Simply an excellent book, full of relevant information, technical drawings and specifications. It is also a book for modelers, plenty of good quality b/w and some colour photographs, many colour profiles and an appendix on Luftwaffe’s camouflage and markings. Unfortunately difficult and very expensive to get nowadays.
This volume, the first of four, covers development of the Me 262 from its initiation to the eve of the beginning of its operational testing, in other words to the end of 1943 but the development history is taken to mid- 1944, with information on the use and careers of the ten prototypes and the first seven pre-production aircraft (Me 262 S1 – S7) and the initial production methods.
The book begins with good survey of Willy Messerschmitt’s career and the history of his firm, altogether 26 pages.
Then followed a 16 pages thorough chapter on the German jet engine development, which covers well the three jet engines that influenced the design of the Me 262 (BMW P3304, BMW P3302 (BMW 003) and Jumo 004). The BMW 003A, a different engine from the P3302, which flew in later Me 262 development aircraft, is also discussed, even if it did not influence the airframe design. The story of the development of Me 262 itself began on the page 56. The book has many photographs of wind-tunnel models that were prepared to evaluate the several stages of airframe design that began with what looks like a straight-wing Me 309 derivative or cousin and ended with the swept-wing fighter that went to production. Also other descriptions of technical matters is very good e.g. the descriptions of Zeiss TSA 2D and Lofte 7H bomb sights
There are four appendices:
Appendix. 1. Camouflage and Markings
Appendix. 2. Me 262 Prototype Flights
Appendix. 3. German Reaction Engine Designation System
Appendix. 4. Messerschmitt Personalities and Company Organization. This is an extensive list of Messerschmitt personalities, often accompanied with a micro biography.
For modellers the Appendix 1 is interesting, for those interested in Me 262:n development the Appendices 2 and 4 are very useful.
Difficult to find something to criticize but there is always something.
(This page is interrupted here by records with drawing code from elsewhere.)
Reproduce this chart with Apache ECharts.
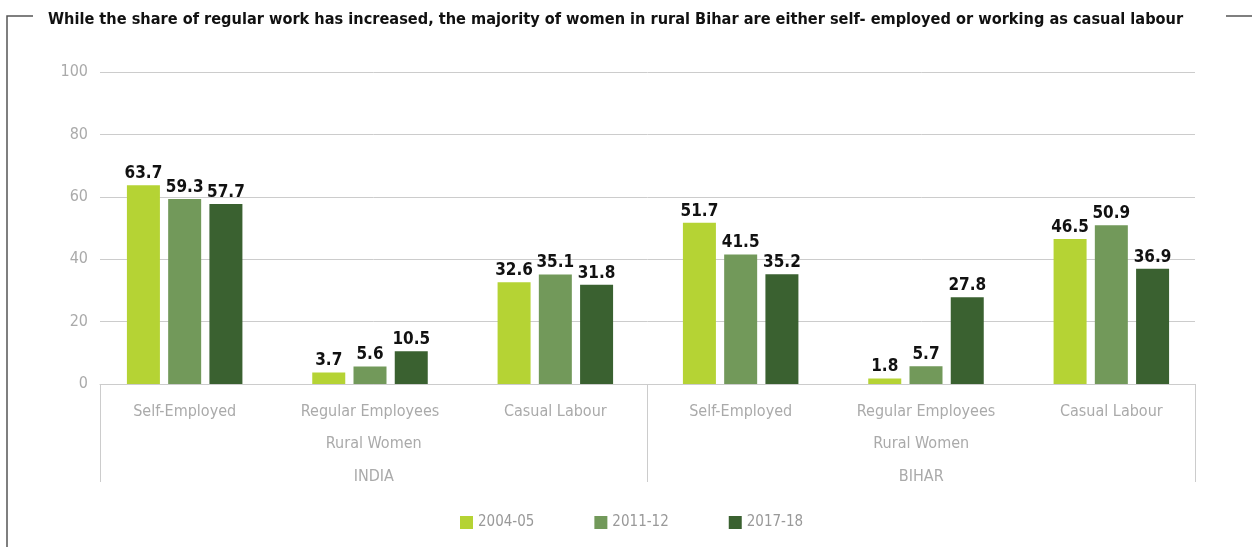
<!DOCTYPE html>
<html>
<head>
<meta charset="utf-8">
<script src="https://cdn.jsdelivr.net/npm/echarts@6/dist/echarts.min.js"></script>
<style>
  html, body { margin: 0; padding: 0; background: #fff; }
  #chart { width: 1252px; height: 547px; }
</style>
</head>
<body>
<div id="chart"></div>
<script>
  // data
  const categories = ['Self-Employed', 'Regular Employees', 'Casual Labour', 'Self-Employed', 'Regular Employees', 'Casual Labour'];
  const regions = ['INDIA', 'BIHAR'];
  const seriesNames = ['2004-05', '2011-12', '2017-18'];
  const values0405 = [63.7, 3.7, 32.6, 51.7, 1.8, 46.5];
  const values1112 = [59.3, 5.6, 35.1, 41.5, 5.7, 50.9];
  const values1718 = [57.7, 10.5, 31.8, 35.2, 27.8, 36.9];
  const yTicks = [0, 20, 40, 60, 80, 100];

  const colors = ['#b5d334', '#72995a', '#3a6130'];
  const narrow = '"DejaVu Sans Condensed", sans-serif';

  const myChart = echarts.init(document.getElementById('chart'));

  function barSeries(name, data, color) {
    return {
      name: name,
      type: 'bar',
      xAxisIndex: 0,
      yAxisIndex: 0,
      barWidth: 33,
      barGap: '25%',
      itemStyle: { color: color },
      label: {
        show: true,
        position: 'top',
        distance: 3,
        color: '#111',
        fontFamily: narrow,
        fontWeight: 'bold',
        fontSize: 17
      },
      data: data
    };
  }

  const option = {
    animation: false,
    title: {
      text: 'While the share of regular work has increased, the majority of women in rural Bihar are either self- employed or working as casual labour',
      left: 43,
      top: 7,
      textStyle: { fontFamily: narrow, fontWeight: 'bold', fontSize: 16.2, color: '#111' }
    },
    legend: {
      data: seriesNames,
      bottom: 12,
      left: 455,
      itemWidth: 13,
      itemHeight: 13,
      itemGap: 60,
      icon: 'rect',
      textStyle: { fontFamily: narrow, fontSize: 15, color: '#999' }
    },
    grid: [
      // bars sit a little wider than the framed axis, as in the reference
      { left: 92, right: 48, top: 72, bottom: 163 },
      { left: 100, right: 57, top: 72, bottom: 163 }
    ],
    xAxis: [
      {
        type: 'category',
        gridIndex: 0,
        data: categories,
        axisLine: { show: false },
        axisTick: { show: false },
        axisLabel: { interval: 0, margin: 20, fontFamily: narrow, fontSize: 16, color: '#aaa' }
      },
      {
        type: 'category',
        gridIndex: 1,
        position: 'bottom',
        data: regions,
        axisLine: { show: true, lineStyle: { color: '#ccc' } },
        axisTick: { show: true, length: 98, lineStyle: { color: '#ccc' } },
        axisLabel: {
          interval: 0,
          margin: 43,
          lineHeight: 33,
          fontFamily: narrow,
          fontSize: 16,
          color: '#aaa',
          formatter: function (v) { return 'Rural Women\n' + v; }
        }
      }
    ],
    yAxis: [
      {
        type: 'value',
        gridIndex: 0,
        min: yTicks[0],
        max: yTicks[yTicks.length - 1],
        interval: 20,
        show: false,
        splitLine: { show: false }
      },
      {
        type: 'value',
        gridIndex: 1,
        min: yTicks[0],
        max: yTicks[yTicks.length - 1],
        interval: 20,
        axisLine: { show: false },
        axisTick: { show: false },
        splitLine: { lineStyle: { color: '#ccc' } },
        axisLabel: { margin: 12, fontFamily: narrow, fontSize: 16, color: '#aaa' }
      }
    ],
    graphic: [
      { type: 'polyline', shape: { points: [[33, 16], [7, 16], [7, 547]] }, style: { stroke: '#555', lineWidth: 1.5, fill: null } },
      { type: 'line', shape: { x1: 1226, y1: 16, x2: 1252, y2: 16 }, style: { stroke: '#555', lineWidth: 1.5 } }
    ],
    series: [
      barSeries(seriesNames[0], values0405, colors[0]),
      barSeries(seriesNames[1], values1112, colors[1]),
      barSeries(seriesNames[2], values1718, colors[2])
    ]
  };

  myChart.setOption(option);
</script>
</body>
</html>
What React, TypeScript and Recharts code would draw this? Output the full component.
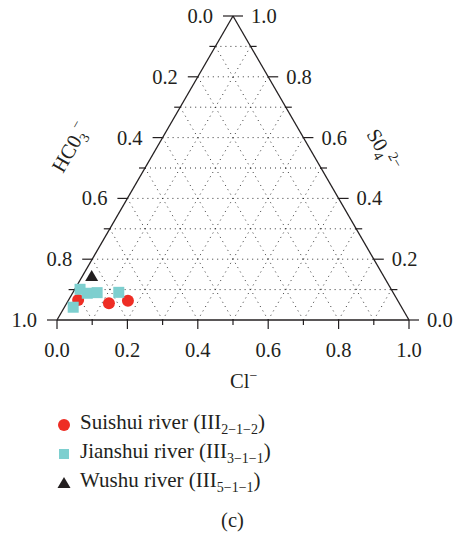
import { ScatterChart, Scatter, XAxis, YAxis, ReferenceLine } from 'recharts';

// ternary readings (HCO3- = 1 - Cl- - SO4 2-)
const seriesNames = ['Suishui river', 'Jianshui river', 'Wushu river'];
const seriesCodes = ['2−1−2', '3−1−1', '5−1−1'];
const suishuiCl = [0.027, 0.12, 0.17];
const suishuiSO4 = [0.066, 0.055, 0.063];
const jianshuiCl = [0.015, 0.042, 0.069, 0.13, 0.025];
const jianshuiSO4 = [0.101, 0.088, 0.09, 0.091, 0.042];
const wushuCl = [0.026];
const wushuSO4 = [0.145];

const majorTicks = [0, 0.2, 0.4, 0.6, 0.8, 1.0];
const minorTicks = [0.1, 0.3, 0.5, 0.7, 0.9];
const gridLevels = [0.1, 0.2, 0.3, 0.4, 0.5, 0.6, 0.7, 0.8, 0.9];

const ink = '#231f20';
const red = '#ee2d24';
const cyan = '#7dcfcf';
const font = '"Liberation Serif", "Times New Roman", serif';

// place a ternary composition in the triangle (base 0..1, apex at y = 1)
const toXY = (cl: number[], so4: number[]) => cl.map((c, i) => ({ x: c + so4[i] / 2, y: so4[i] }));

const suishui = toXY(suishuiCl, suishuiSO4);
const jianshui = toXY(jianshuiCl, jianshuiSO4);
const wushu = toXY(wushuCl, wushuSO4);

const allTicks = [
  ...majorTicks.map((v) => ({ v, major: true })),
  ...minorTicks.map((v) => ({ v, major: false })),
];
const leftTicks = allTicks.map((t) => ({ x: t.v / 2, y: t.v, major: t.major, label: (1 - t.v).toFixed(1) }));
const rightTicks = allTicks.map((t) => ({ x: 1 - t.v / 2, y: t.v, major: t.major, label: t.v.toFixed(1) }));
const bottomTicks = allTicks.map((t) => ({ x: t.v, y: 0, major: t.major, label: t.v.toFixed(1) }));

const textStyle = { fontFamily: font, fontSize: 20.5, fill: ink };

const LeftTick = (p: any) => {
  const { cx, cy, payload } = p;
  return (
    <g>
      <line x1={cx - (payload.major ? 10 : 6)} y1={cy} x2={cx + (payload.major ? 0 : 1)} y2={cy} stroke={ink} strokeWidth={1.2} />
      {payload.major && (
        <text x={cx - 20} y={cy + 7} textAnchor="end" style={textStyle}>{payload.label}</text>
      )}
    </g>
  );
};

const RightTick = (p: any) => {
  const { cx, cy, payload } = p;
  return (
    <g>
      <line x1={cx - (payload.major ? 0 : 1)} y1={cy} x2={cx + (payload.major ? 10 : 6)} y2={cy} stroke={ink} strokeWidth={1.2} />
      {payload.major && (
        <text x={cx + 18} y={cy + 7} textAnchor="start" style={textStyle}>{payload.label}</text>
      )}
    </g>
  );
};

const BottomTick = (p: any) => {
  const { cx, cy, payload } = p;
  return (
    <g>
      <line x1={cx} y1={cy} x2={cx} y2={cy + (payload.major ? 9 : 5)} stroke={ink} strokeWidth={1.2} />
      {payload.major && (
        <text x={cx} y={cy + 37} textAnchor="middle" style={textStyle}>{payload.label}</text>
      )}
    </g>
  );
};

const Dot = (p: any) => <circle cx={p.cx} cy={p.cy} r={6} fill={red} />;
const Square = (p: any) => <rect x={p.cx - 5.5} y={p.cy - 5.5} width={11} height={11} fill={cyan} />;
const Tri = (p: any) => (
  <polygon points={`${p.cx},${p.cy - 6} ${p.cx - 6.5},${p.cy + 5} ${p.cx + 6.5},${p.cy + 5}`} fill={ink} />
);

const legendIcons = [
  <circle cx={8} cy={8} r={6} fill={red} />,
  <rect x={3} y={3} width={10} height={10} fill={cyan} />,
  <polygon points="8,2 1.5,13 14.5,13" fill={ink} />,
];

export default function App() {
  const gridProps = { stroke: '#333', strokeWidth: 1, strokeDasharray: '1 4', ifOverflow: 'visible' as const };
  return (
    <div style={{ position: 'absolute', left: 0, top: 0, width: 455, height: 539 }}>
      <ScatterChart width={455} height={539} margin={{ top: 16, right: 46, bottom: 219, left: 57 }}>
        <XAxis type="number" dataKey="x" domain={[0, 1]} hide />
        <YAxis type="number" dataKey="y" domain={[0, 1]} hide />

        {gridLevels.map((k) => (
          <ReferenceLine key={`h${k}`} segment={[{ x: k / 2, y: k }, { x: 1 - k / 2, y: k }]} {...gridProps} />
        ))}
        {gridLevels.map((k) => (
          <ReferenceLine key={`l${k}`} segment={[{ x: k, y: 0 }, { x: k + (1 - k) / 2, y: 1 - k }]} {...gridProps} />
        ))}
        {gridLevels.map((k) => (
          <ReferenceLine key={`r${k}`} segment={[{ x: 1 - k, y: 0 }, { x: (1 - k) / 2, y: 1 - k }]} {...gridProps} />
        ))}

        <ReferenceLine segment={[{ x: 0, y: 0 }, { x: 1, y: 0 }]} stroke={ink} strokeWidth={1.3} ifOverflow="visible" />
        <ReferenceLine segment={[{ x: 0, y: 0 }, { x: 0.5, y: 1 }]} stroke={ink} strokeWidth={1.3} ifOverflow="visible" />
        <ReferenceLine segment={[{ x: 1, y: 0 }, { x: 0.5, y: 1 }]} stroke={ink} strokeWidth={1.3} ifOverflow="visible" />

        <Scatter data={leftTicks} shape={LeftTick} isAnimationActive={false} legendType="none" />
        <Scatter data={rightTicks} shape={RightTick} isAnimationActive={false} legendType="none" />
        <Scatter data={bottomTicks} shape={BottomTick} isAnimationActive={false} legendType="none" />

        <Scatter name={seriesNames[0]} data={suishui} shape={Dot} isAnimationActive={false} />
        <Scatter name={seriesNames[1]} data={jianshui} shape={Square} isAnimationActive={false} />
        <Scatter name={seriesNames[2]} data={wushu} shape={Tri} isAnimationActive={false} />
      </ScatterChart>

      <svg width={455} height={539} style={{ position: 'absolute', left: 0, top: 0, pointerEvents: 'none' }}>
        <text transform="translate(63,174) rotate(-60)" style={textStyle}>
          HC0<tspan fontSize={14} dy={5}>3</tspan><tspan fontSize={14} dy={-14}>−</tspan>
        </text>
        <text transform="translate(366,134) rotate(60)" style={textStyle}>
          S0<tspan fontSize={14} dy={5}>4</tspan><tspan fontSize={14} dy={-13} dx={1}>2−</tspan>
        </text>
        <text x={230} y={388} style={textStyle}>
          Cl<tspan fontSize={14} dy={-8}>−</tspan>
        </text>
      </svg>

      <div style={{ position: 'absolute', left: 56, top: 410, fontFamily: font, fontSize: 21, color: ink }}>
        {seriesNames.map((n, i) => (
          <div key={n} style={{ display: 'flex', alignItems: 'center', height: 29 }}>
            <svg width={16} height={16} style={{ marginRight: 8 }}>{legendIcons[i]}</svg>
            <span>
              {n} (III<sub style={{ fontSize: 14 }}>{seriesCodes[i]}</sub>)
            </span>
          </div>
        ))}
      </div>
      <div style={{ position: 'absolute', left: 0, width: 465, top: 509, textAlign: 'center', fontFamily: font, fontSize: 20.5, color: ink }}>
        (c)
      </div>
    </div>
  );
}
The index could be more detailed and there are some annoying typos. Also when the writers wonder why Hitler didn’t cancel his order to concentrate initially purely on the Me 262 Jabo/bomber versions soon after the D-Day when the main reason behind his reasoning, the ability of Jabo/bomber version to bomb invading Allied troops on the beaches, had disappeared they forget the effect of the Operation Fortitude, which kept Germans waiting for the “main landing” because it deluded them to believe that the D-Day was only a diversion. And there are some errors when the authors write on some side topics, e.g. the claim that LW was able to fly only about 100 sorties on D-Day, when the right figure is 300+. Also their claim on the effectiveness of the ‘Big Week’ seems to be based on what Allied thought they had achieved, at least German aircraft production figures don’t show the level of production drop in March1944 mentioned in the book.
And thanks to Arno for lending his copy.